Rows from a dataset of charts and code
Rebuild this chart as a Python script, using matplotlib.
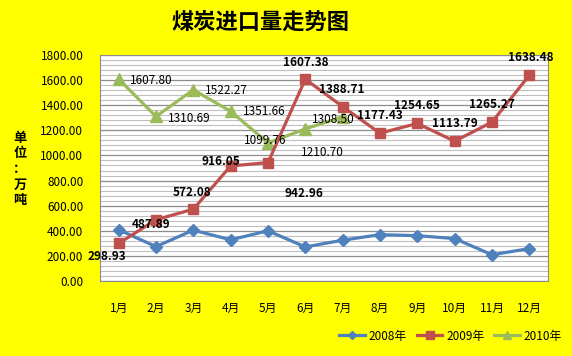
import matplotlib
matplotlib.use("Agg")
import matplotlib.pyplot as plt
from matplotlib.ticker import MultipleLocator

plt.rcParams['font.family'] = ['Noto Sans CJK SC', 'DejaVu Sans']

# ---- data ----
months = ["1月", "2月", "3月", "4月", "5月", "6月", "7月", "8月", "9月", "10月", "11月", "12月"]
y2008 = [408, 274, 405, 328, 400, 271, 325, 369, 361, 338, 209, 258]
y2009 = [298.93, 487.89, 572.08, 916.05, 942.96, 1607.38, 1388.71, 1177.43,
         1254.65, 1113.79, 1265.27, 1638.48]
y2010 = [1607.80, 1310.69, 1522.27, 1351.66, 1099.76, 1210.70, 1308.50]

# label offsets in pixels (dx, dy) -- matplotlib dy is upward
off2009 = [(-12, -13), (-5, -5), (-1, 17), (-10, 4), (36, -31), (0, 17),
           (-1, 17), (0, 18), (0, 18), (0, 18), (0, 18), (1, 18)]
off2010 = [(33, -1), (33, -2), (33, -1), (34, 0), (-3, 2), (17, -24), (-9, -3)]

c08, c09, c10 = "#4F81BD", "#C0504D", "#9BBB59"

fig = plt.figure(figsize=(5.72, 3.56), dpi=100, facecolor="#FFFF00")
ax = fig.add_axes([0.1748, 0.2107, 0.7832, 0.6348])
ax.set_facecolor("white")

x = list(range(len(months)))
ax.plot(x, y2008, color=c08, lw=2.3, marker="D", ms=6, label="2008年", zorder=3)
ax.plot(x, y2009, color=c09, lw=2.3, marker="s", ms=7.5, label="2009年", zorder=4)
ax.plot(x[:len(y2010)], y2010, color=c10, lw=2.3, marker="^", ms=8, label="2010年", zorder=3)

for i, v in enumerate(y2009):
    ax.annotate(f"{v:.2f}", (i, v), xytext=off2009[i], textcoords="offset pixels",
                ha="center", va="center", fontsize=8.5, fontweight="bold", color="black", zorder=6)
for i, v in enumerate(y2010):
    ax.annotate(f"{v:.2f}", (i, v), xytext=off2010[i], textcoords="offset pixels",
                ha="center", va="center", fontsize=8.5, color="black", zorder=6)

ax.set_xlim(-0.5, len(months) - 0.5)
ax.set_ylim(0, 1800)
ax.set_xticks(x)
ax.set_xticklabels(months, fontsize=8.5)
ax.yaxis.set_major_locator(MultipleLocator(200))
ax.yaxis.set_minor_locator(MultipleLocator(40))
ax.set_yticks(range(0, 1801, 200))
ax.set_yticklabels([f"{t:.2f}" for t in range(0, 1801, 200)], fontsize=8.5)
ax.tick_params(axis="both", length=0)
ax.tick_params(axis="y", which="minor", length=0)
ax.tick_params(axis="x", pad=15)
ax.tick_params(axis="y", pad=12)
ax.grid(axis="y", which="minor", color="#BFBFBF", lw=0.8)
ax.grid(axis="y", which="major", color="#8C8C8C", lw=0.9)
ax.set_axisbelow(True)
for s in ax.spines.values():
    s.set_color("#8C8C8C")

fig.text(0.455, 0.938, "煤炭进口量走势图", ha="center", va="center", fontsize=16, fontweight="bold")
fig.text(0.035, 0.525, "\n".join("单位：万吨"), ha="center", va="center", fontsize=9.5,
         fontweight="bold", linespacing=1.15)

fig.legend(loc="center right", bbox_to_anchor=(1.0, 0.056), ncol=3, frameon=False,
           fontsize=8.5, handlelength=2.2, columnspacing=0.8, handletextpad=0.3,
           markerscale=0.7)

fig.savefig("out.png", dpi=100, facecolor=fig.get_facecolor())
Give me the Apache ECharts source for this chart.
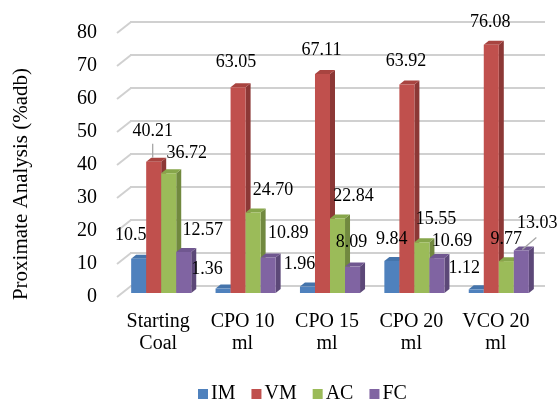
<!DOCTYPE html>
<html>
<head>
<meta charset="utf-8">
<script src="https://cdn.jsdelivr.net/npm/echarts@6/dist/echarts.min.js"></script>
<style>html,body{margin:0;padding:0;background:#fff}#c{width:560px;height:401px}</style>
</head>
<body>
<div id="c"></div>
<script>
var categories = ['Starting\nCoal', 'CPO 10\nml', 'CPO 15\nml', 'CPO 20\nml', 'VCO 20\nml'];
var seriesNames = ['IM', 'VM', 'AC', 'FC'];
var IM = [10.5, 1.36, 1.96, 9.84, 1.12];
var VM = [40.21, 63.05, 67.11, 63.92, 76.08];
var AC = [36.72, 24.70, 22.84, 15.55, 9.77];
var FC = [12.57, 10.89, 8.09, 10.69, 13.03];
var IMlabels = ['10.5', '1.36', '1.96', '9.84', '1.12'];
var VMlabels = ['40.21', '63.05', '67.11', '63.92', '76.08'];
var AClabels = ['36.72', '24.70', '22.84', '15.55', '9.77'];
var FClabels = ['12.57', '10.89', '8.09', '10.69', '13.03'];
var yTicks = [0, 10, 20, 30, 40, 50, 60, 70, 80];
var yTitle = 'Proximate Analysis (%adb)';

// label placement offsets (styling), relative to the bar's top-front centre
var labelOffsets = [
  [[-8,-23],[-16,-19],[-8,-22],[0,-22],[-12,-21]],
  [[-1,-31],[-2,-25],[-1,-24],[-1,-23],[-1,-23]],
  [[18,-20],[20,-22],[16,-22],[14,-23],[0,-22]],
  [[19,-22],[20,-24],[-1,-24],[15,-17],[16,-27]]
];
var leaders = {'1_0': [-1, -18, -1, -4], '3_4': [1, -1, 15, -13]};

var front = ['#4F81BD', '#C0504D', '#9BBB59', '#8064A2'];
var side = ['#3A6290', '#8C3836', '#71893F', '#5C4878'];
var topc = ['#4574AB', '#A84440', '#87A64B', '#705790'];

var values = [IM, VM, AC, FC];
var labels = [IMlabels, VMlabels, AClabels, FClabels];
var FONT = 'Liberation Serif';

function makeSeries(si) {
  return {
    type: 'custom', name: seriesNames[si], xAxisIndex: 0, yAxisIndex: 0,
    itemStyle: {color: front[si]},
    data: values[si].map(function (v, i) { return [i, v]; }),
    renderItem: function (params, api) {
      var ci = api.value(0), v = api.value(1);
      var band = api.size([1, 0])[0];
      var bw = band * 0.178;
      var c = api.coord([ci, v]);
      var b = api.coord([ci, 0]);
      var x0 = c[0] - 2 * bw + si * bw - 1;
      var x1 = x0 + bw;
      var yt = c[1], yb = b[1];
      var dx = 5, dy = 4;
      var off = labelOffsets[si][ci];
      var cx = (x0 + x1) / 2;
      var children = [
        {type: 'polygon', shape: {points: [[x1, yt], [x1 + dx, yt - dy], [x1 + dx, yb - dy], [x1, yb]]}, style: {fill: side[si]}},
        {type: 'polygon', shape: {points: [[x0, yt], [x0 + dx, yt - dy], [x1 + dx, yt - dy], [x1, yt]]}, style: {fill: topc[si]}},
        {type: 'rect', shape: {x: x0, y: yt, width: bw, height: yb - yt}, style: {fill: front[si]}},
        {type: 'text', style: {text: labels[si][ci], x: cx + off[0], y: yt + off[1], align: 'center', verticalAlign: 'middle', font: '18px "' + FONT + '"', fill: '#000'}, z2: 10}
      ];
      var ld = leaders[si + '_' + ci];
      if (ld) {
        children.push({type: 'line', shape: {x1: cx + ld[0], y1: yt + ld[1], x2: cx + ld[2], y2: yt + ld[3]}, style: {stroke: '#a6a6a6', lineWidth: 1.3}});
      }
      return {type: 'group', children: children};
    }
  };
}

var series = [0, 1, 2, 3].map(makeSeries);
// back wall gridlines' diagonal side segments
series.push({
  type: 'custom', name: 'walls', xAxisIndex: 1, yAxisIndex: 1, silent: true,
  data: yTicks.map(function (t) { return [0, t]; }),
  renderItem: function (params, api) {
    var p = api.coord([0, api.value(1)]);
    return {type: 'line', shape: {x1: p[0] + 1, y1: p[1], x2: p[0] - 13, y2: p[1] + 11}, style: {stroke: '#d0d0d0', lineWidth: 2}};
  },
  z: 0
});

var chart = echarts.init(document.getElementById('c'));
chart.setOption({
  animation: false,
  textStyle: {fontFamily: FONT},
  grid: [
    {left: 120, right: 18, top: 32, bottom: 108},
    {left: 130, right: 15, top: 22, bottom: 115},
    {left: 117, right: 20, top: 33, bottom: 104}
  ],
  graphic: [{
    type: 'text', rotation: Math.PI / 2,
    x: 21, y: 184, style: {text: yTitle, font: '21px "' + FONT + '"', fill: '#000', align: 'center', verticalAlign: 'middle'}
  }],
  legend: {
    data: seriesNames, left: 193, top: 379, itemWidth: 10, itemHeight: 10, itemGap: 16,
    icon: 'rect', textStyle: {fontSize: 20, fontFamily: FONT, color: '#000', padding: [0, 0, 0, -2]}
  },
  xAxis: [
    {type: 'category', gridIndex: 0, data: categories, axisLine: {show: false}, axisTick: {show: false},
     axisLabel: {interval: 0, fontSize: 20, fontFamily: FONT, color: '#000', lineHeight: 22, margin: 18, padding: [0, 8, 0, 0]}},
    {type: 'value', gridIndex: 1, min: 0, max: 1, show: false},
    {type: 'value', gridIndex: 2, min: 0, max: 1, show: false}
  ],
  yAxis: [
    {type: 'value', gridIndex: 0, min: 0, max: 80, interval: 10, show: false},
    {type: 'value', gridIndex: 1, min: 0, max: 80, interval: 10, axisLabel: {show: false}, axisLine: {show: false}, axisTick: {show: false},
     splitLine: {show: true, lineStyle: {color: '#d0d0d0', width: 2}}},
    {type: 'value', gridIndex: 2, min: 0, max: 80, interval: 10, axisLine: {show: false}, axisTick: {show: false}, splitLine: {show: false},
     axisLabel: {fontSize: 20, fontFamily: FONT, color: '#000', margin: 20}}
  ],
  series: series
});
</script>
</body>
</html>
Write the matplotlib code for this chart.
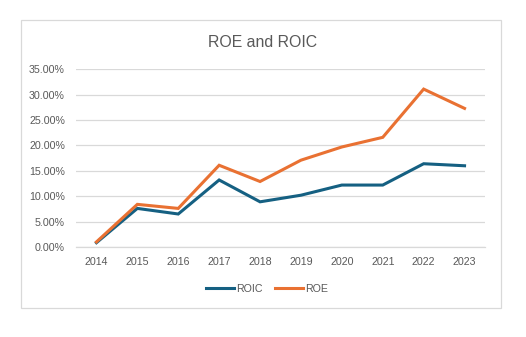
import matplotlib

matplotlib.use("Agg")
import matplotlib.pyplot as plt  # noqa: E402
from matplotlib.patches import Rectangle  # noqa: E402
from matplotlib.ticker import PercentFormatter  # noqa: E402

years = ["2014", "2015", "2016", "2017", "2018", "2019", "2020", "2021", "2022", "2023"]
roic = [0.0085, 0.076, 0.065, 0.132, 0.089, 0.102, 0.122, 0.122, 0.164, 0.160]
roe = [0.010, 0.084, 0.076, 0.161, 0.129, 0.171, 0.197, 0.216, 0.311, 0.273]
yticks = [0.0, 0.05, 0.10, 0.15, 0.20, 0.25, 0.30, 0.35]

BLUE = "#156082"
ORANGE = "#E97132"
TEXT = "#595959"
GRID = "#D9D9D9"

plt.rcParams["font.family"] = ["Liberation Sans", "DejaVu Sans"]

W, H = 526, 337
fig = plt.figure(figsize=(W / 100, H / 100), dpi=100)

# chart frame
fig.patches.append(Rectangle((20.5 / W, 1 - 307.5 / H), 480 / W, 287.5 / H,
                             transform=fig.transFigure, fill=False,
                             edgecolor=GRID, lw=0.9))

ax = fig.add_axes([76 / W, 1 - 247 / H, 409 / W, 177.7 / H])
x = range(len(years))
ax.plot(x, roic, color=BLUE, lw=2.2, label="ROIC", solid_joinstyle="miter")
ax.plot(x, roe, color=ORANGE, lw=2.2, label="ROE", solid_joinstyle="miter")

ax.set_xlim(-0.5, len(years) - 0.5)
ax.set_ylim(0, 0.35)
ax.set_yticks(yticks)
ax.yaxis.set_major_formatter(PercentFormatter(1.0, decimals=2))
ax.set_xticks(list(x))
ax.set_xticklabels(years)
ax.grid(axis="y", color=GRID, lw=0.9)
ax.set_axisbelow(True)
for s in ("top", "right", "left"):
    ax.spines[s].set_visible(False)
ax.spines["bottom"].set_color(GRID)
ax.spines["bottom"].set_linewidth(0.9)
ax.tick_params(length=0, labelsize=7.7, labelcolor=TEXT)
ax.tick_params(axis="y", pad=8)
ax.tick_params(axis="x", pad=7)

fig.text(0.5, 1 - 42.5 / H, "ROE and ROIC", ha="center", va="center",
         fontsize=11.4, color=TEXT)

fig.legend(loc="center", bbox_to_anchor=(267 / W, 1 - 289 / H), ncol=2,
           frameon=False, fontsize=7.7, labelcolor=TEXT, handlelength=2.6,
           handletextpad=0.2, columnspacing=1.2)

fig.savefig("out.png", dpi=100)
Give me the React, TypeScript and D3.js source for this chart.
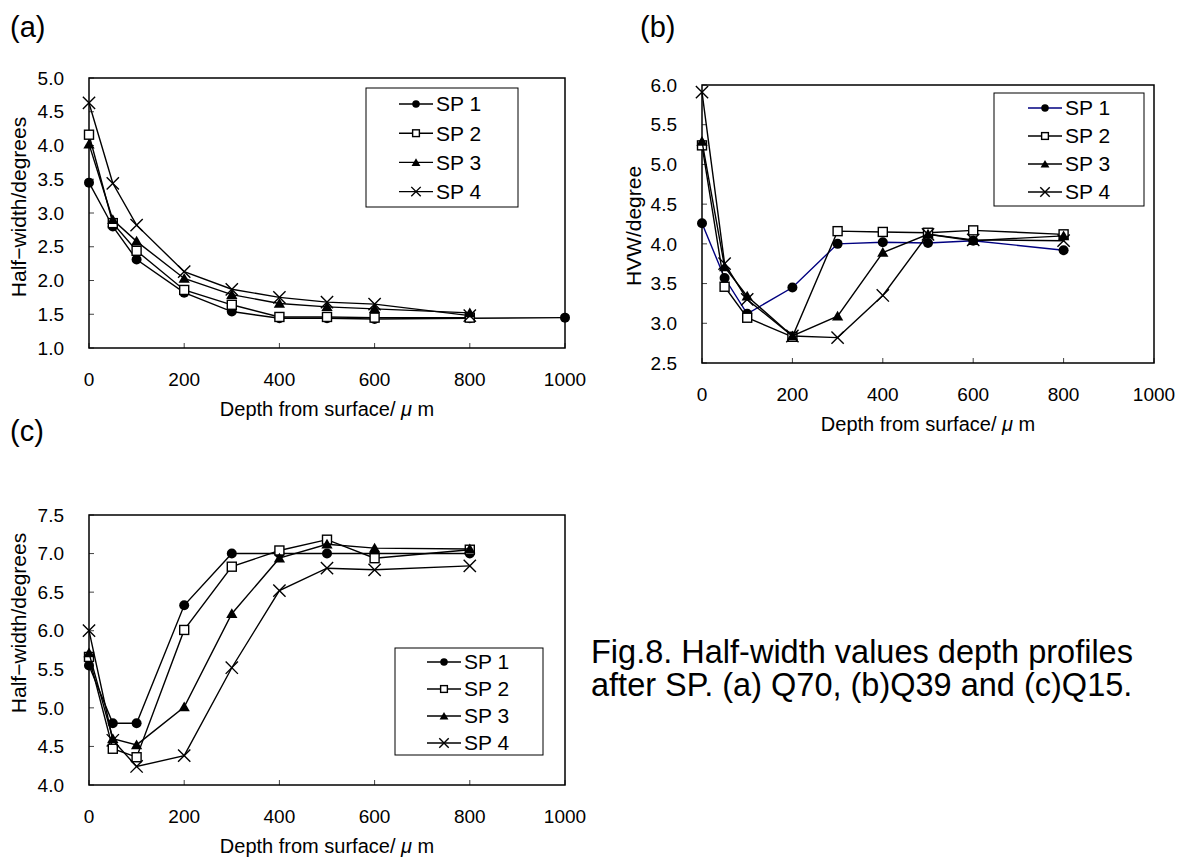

Task objective =
Starting at the line containing "Write the matplotlib code for this chart." and ending at the line containing "from matplotlib.ticker import PercentFormatter", copy those lines exactly, both included, and nothing more. Leave out any picture.

Completed exercise =
Write the matplotlib code for this chart.
import matplotlib

matplotlib.use("Agg")
import matplotlib.pyplot as plt  # noqa: E402
from matplotlib.patches import Rectangle  # noqa: E402
from matplotlib.ticker import PercentFormatter  # noqa: E402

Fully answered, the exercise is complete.